Pero cuando empezó la negociación, el dueño del lote le dijo al enviado de García Márquez –la enviada, según parece– que él sabía para quién era todo y exigió la presencia del escritor. “Dígale al ‘premio’ que aquí lo espero”, fue su consigna perentoria. ¿Cómo se había enterado el tipo? Era imposible saberlo pero estaba muy claro que no iba a dar su brazo a torcer: si querían esa esquina, el Nobel tenía que ir por ella en persona.

Y lo hizo, aunque molesto y reticente, convencido de que le iban a cobrar el doble de lo que costaba ese chamizal. Pero cuando llegó, el dueño lo saludó orgulloso y feliz y le dijo que si lo quería, ese lote le costaba la mitad de su precio en el mercado. García Márquez aceptó encantado el trato, ni más faltaba, pero le pudo más su curiosidad de periodista y, después de agradecer en el alma, preguntó que por qué.

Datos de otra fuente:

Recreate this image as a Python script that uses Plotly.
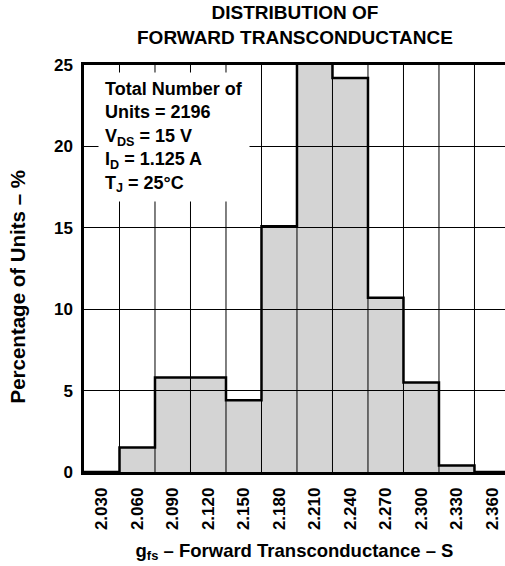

La respuesta es de una belleza enternecedora: el dueño le señaló al maestro una imprenta al fondo del lote y le dijo con imperturbable sinceridad: “Porque con esa máquina que usted ve allá yo eduqué a mis hijos pirateando sus libros, de alguna manera tenía que pagarle...”. Repito que no sé si esa historia sea cierta o no, pero es tan buena que merece serlo, y en ella pienso siempre que algún marujo le enrostra a García Márquez su egoísmo y su mezquindad.

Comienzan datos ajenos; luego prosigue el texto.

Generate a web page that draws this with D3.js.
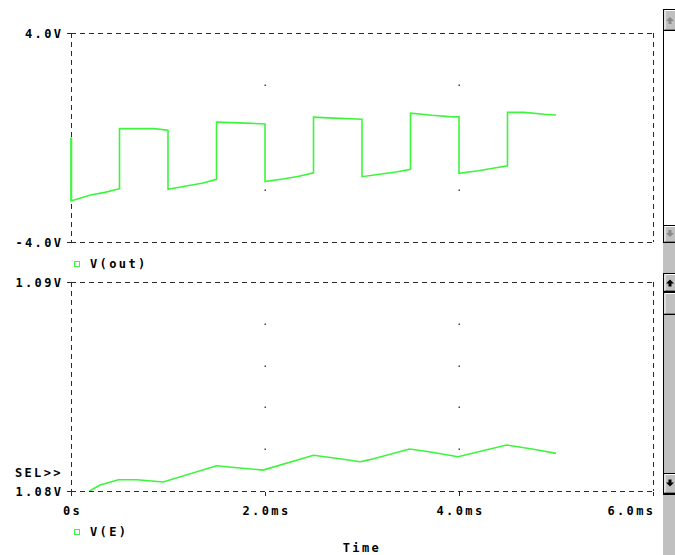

Desde niño oí ese reproche absurdo y ruin: que García Márquez no le había dado acueducto a su pueblo, como si su deber fuera el de remplazar al Estado. Esa es quizás una de las peores tradiciones de Colombia, y no es poca cosa en este país que las tiene todas: la de exigirles a sus ídolos que además de ser lo que ya son, muchas veces contra viento y marea, a pesar de todo, también oficien como benefactores de la sociedad y monarcas dadivosos.

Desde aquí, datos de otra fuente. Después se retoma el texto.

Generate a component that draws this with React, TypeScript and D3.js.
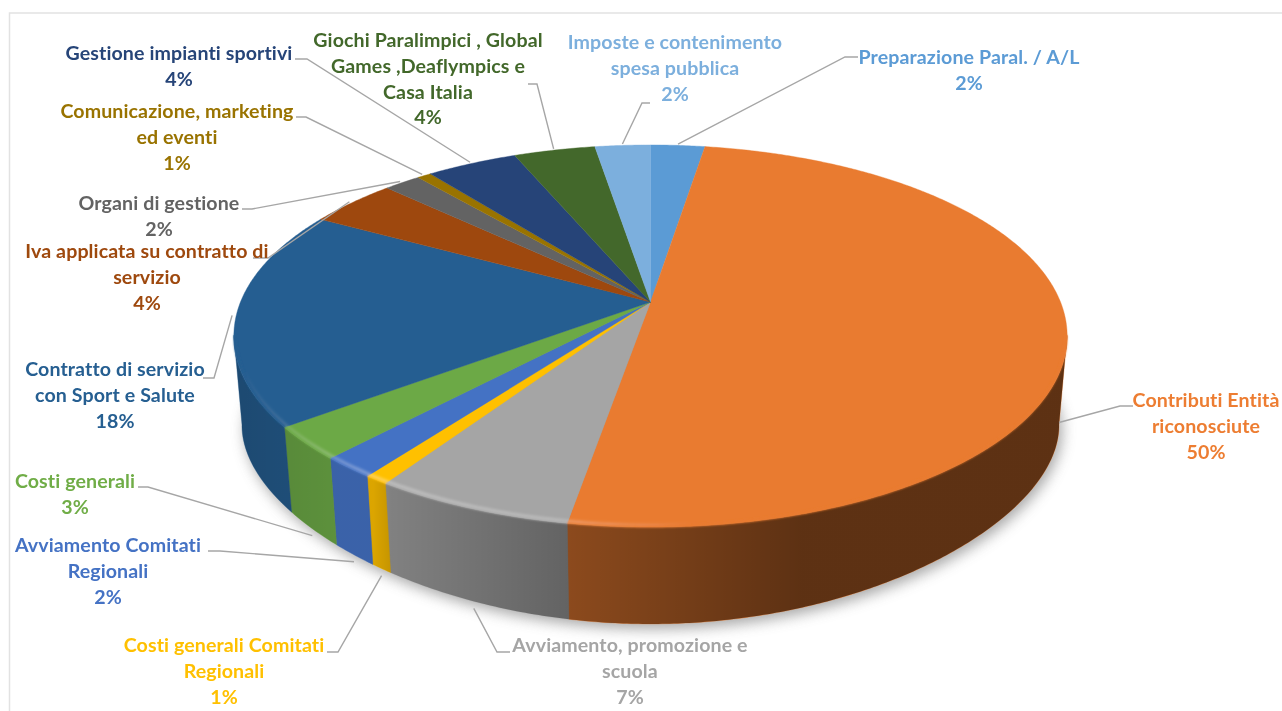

Obvio: esa es la maldición de un país carcomido por la corrupción y la incompetencia de sus gobernantes, el abandono del Estado, la obsesión menesterosa de estar esperando siempre que alguien regale algo. Y hay muchos casos de generosidad y munificencia, cómo no, todos dignos de aplauso y gratitud. Pero ese no es el deber moral de nuestros grandes creadores o deportistas, ese no es el territorio donde reside su grandeza.

Porque además el arte de los grandes artistas es ya, de suyo, un acto de generosidad sin límites, así lo inspiren motivos egoístas. Su obra es un legado que honra a la humanidad y la justifica, le da sentido, la hace menos abyecta y nociva y la consuela y le da felicidad, qué más regalo que ese. Si además vienen los colegios y las donaciones, las cajas de dientes para los viejitos, maravilla, pero ese no es el deber moral de ningún artista.

El deber moral de un artista está en su obra, y el caso de García Márquez es ejemplar porque si Colombia existe, óigase bien, es solo gracias a sus libros.

Como para que todos los días algún mediocre le recuerde que nunca hizo nada por su pueblo.